Models are really the only core location you have to add functionality to an object without worrying about copying it down the line. Fat models can be a pain to deal with, but it's better than the suggested alternative of building an additional access layer on top of the models themselves. Models are Objects and it makes sense to use them as such.

> Avoid using the ORM as the main interface to your data

Why? Building an additional layer on top of an already useful layer to do things it already supports seems a bit crazy. The part of this that I think is the strangest is this line: "Apart from signals, your only workaround is to overload a lot of logic into Model.save(), which can get very unwieldy and awkward." Those are the main two workarounds... and it's interesting to see them say "Be careful with signals" the section before then admit they're useful but recommend not using them.

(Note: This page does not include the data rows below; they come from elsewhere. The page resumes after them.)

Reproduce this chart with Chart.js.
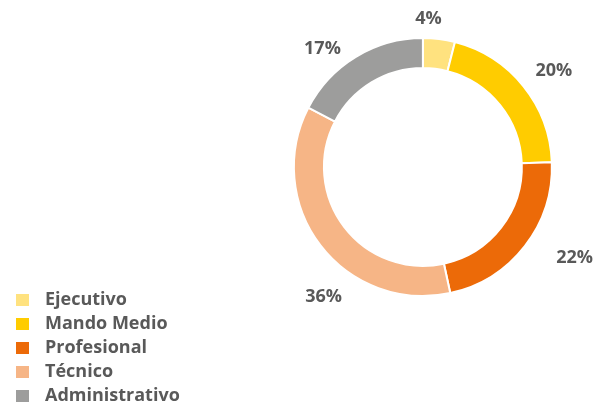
<!DOCTYPE html>
<html>
<head>
<meta charset="utf-8">
<script src="https://cdn.jsdelivr.net/npm/chart.js@4/dist/chart.umd.min.js"></script>
<style>
  html, body { margin: 0; padding: 0; background: #ffffff; overflow: hidden; }
  #wrap { width: 656px; height: 411px; position: relative; }
</style>
</head>
<body>
<div id="wrap"><canvas id="c"></canvas></div>
<script>
// ---- data ----
const categories = ['Ejecutivo', 'Mando Medio', 'Profesional', 'Técnico', 'Administrativo'];
const shares = [4.0, 20.4, 22.2, 36.0, 17.4];
const colors = ['#FFE27F', '#FFCC00', '#EC6A08', '#F6B586', '#9D9D9C'];
// label nudges (style only), px relative to the radial anchor
const labelNudge = [[-13, 0], [15, -3], [34, 0], [19, 39], [-23, 9]];

const TEXT = '#595959';
const FONT = "'Open Sans', 'Noto Sans', sans-serif";

function swatch(color) {
  const cv = document.createElement('canvas');
  cv.width = 20; cv.height = 12;
  const g = cv.getContext('2d');
  g.fillStyle = color;
  g.fillRect(0, 0, 13, 12);
  return cv;
}

const labelPlugin = {
  id: 'outLabels',
  afterDatasetsDraw(chart) {
    const ctx = chart.ctx;
    const meta = chart.getDatasetMeta(0);
    ctx.save();
    ctx.font = `bold 18px ${FONT}`;
    ctx.fillStyle = TEXT;
    ctx.textAlign = 'center';
    ctx.textBaseline = 'middle';
    meta.data.forEach((arc, i) => {
      const p = arc.getProps(['x', 'y', 'startAngle', 'endAngle', 'outerRadius'], true);
      const mid = (p.startAngle + p.endAngle) / 2;
      const r = p.outerRadius + 20;
      const x = p.x + Math.cos(mid) * r + labelNudge[i][0];
      const y = p.y + Math.sin(mid) * r + labelNudge[i][1];
      ctx.fillText(Math.round(shares[i]) + '%', x, y);
    });
    ctx.restore();
  }
};

new Chart(document.getElementById('c'), {
  type: 'doughnut',
  data: {
    labels: categories,
    datasets: [{
      data: shares,
      backgroundColor: colors,
      borderColor: '#ffffff',
      borderWidth: 2,
      radius: 129,
      cutout: '76.7%'
    }]
  },
  options: {
    responsive: true,
    maintainAspectRatio: false,
    animation: false,
    layout: { padding: { left: 10, right: 0, top: 0, bottom: 0 } },
    plugins: {
      tooltip: { enabled: false },
      // invisible spacer box under the ring
      title: {
        display: true, text: '', position: 'bottom', fullSize: false,
        font: { size: 12, lineHeight: 1.2 }, padding: { top: 62.6, bottom: 0 }
      },
      legend: {
        position: 'left',
        align: 'end',
        labels: {
          usePointStyle: true,
          pointStyleWidth: 20,
          boxHeight: 12,
          padding: 6,
          color: TEXT,
          font: { family: FONT, size: 18, weight: 'bold' },
          generateLabels(chart) {
            return chart.data.labels.map((label, i) => ({
              text: label,
              fillStyle: colors[i],
              strokeStyle: colors[i],
              fontColor: TEXT,
              lineWidth: 0,
              pointStyle: swatch(colors[i]),
              hidden: false,
              index: i
            }));
          }
        }
      }
    }
  },
  plugins: [labelPlugin]
});
</script>
</body>
</html>
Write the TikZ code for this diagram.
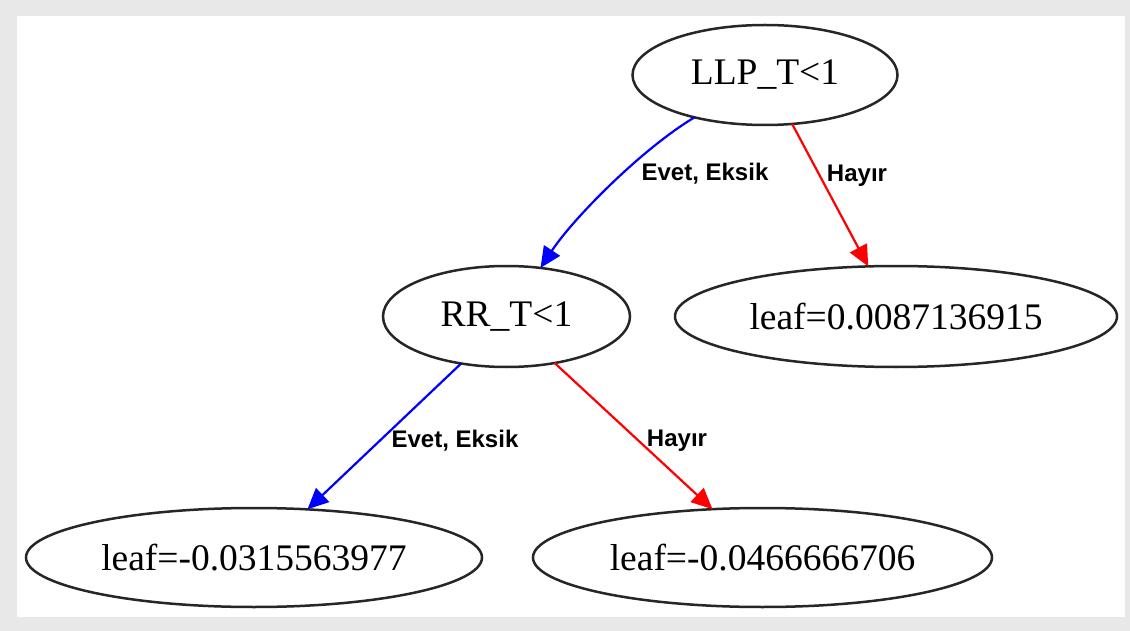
\documentclass[tikz,border=0pt]{standalone}
\usepackage{fontspec}
\setmainfont{Liberation Serif}
\newfontfamily\edgefont{Liberation Sans}
\usetikzlibrary{shapes.geometric,arrows.meta}
\definecolor{framegray}{RGB}{232,232,232}
\definecolor{yesblue}{RGB}{0,0,255}
\definecolor{nored}{RGB}{255,0,0}
\begin{document}
\begin{tikzpicture}[x=1pt,y=-1pt,
  tree/.style={ellipse, draw=black!85, line width=2.5pt, inner sep=0pt, outer sep=0pt,
    font=\fontsize{37.5}{40}\selectfont},
  edgelabel/.style={font=\edgefont\bfseries\fontsize{24}{26}\selectfont,
    inner sep=0pt, anchor=base},
  link/.style={line width=2.2pt, -{Triangle[length=21pt,width=19pt]}},
  ]
% frame and canvas
\fill[framegray] (0,0) rectangle (1130,631);
\fill[white] (17,16) rectangle (1125,617);
\useasboundingbox (0,0) rectangle (1130,631);

% split and leaf nodes
\node[tree, minimum width=265pt, minimum height=100pt] (llp) at (765,75) {LLP\_T<1};
\node[tree, minimum width=247pt, minimum height=101pt] (rr) at (506.5,316.5) {RR\_T<1};
\node[tree, minimum width=442pt, minimum height=101pt] (leafc) at (896,316.5) {leaf=0.0087136915};
\node[tree, minimum width=456pt, minimum height=99pt] (leafa) at (254,557.5) {leaf=-0.0315563977};
\node[tree, minimum width=459pt, minimum height=99pt] (leafb) at (762.5,557.5) {leaf=-0.0466666706};

% branches
\draw[link, yesblue] (llp.211.6) .. controls +(-52,31) and +(33,-50) .. (rr.55.9);
\draw[link, nored] (llp.299) -- (leafc.119.5);
\draw[link, yesblue] (rr.226.2) -- (leafa.42.5);
\draw[link, nored] (rr.316.2) -- (leafb.136.7);

% branch labels
\node[edgelabel] (l1) at (705,181) {Evet, Eksik};
\node[edgelabel] (l2) at (857,182) {Hayır};
\node[edgelabel] (l3) at (455,447) {Evet, Eksik};
\node[edgelabel] (l4) at (677,446) {Hayır};
\end{tikzpicture}
\end{document}
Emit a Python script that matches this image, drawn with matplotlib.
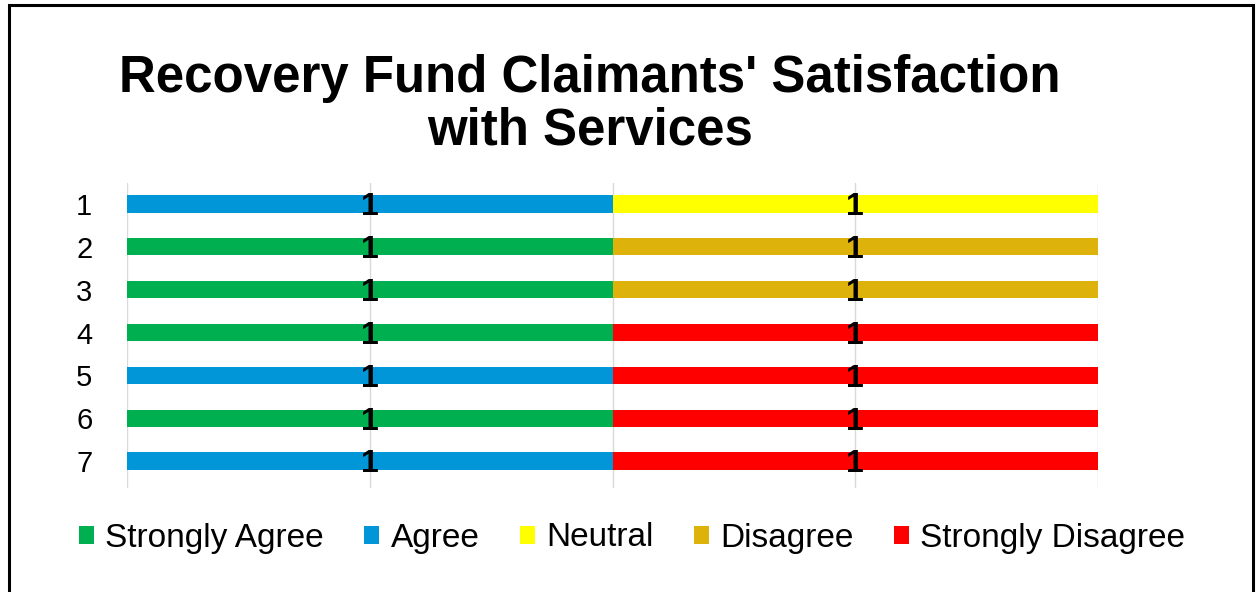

Those were the main things I noticed. There are obviously some useful tips in here, particularly around migrations, but the portions where they go against direct recommendations relating to django.

If you're looking for a good book on recommendations from people who have been writing Django applications at scale, I strongly recommend Two Scoops of Django (https://www.twoscoopspress.com). There's a new version (https://www.twoscoopspress.com/products/two-scoops-of-django...) coming out soon which may be worth checking out (I've read previous versions and am recommending based on those).

I found signals (especially post_save hooks) incredibly useful for updating related models and caches. Their rational for avoiding them was weak.
Django signals are too magical, and very difficult to debug

We've had too many cases of phantom bugs which turned out to be caused by an errant signal in some distant unrelated model.

It's not really helpful when people come along and just say, "That's wrong", without explaining why...
I agree, but can you elaborate?

edit: 100% earnest request here

Same thing here, no clue why people are upvoting this.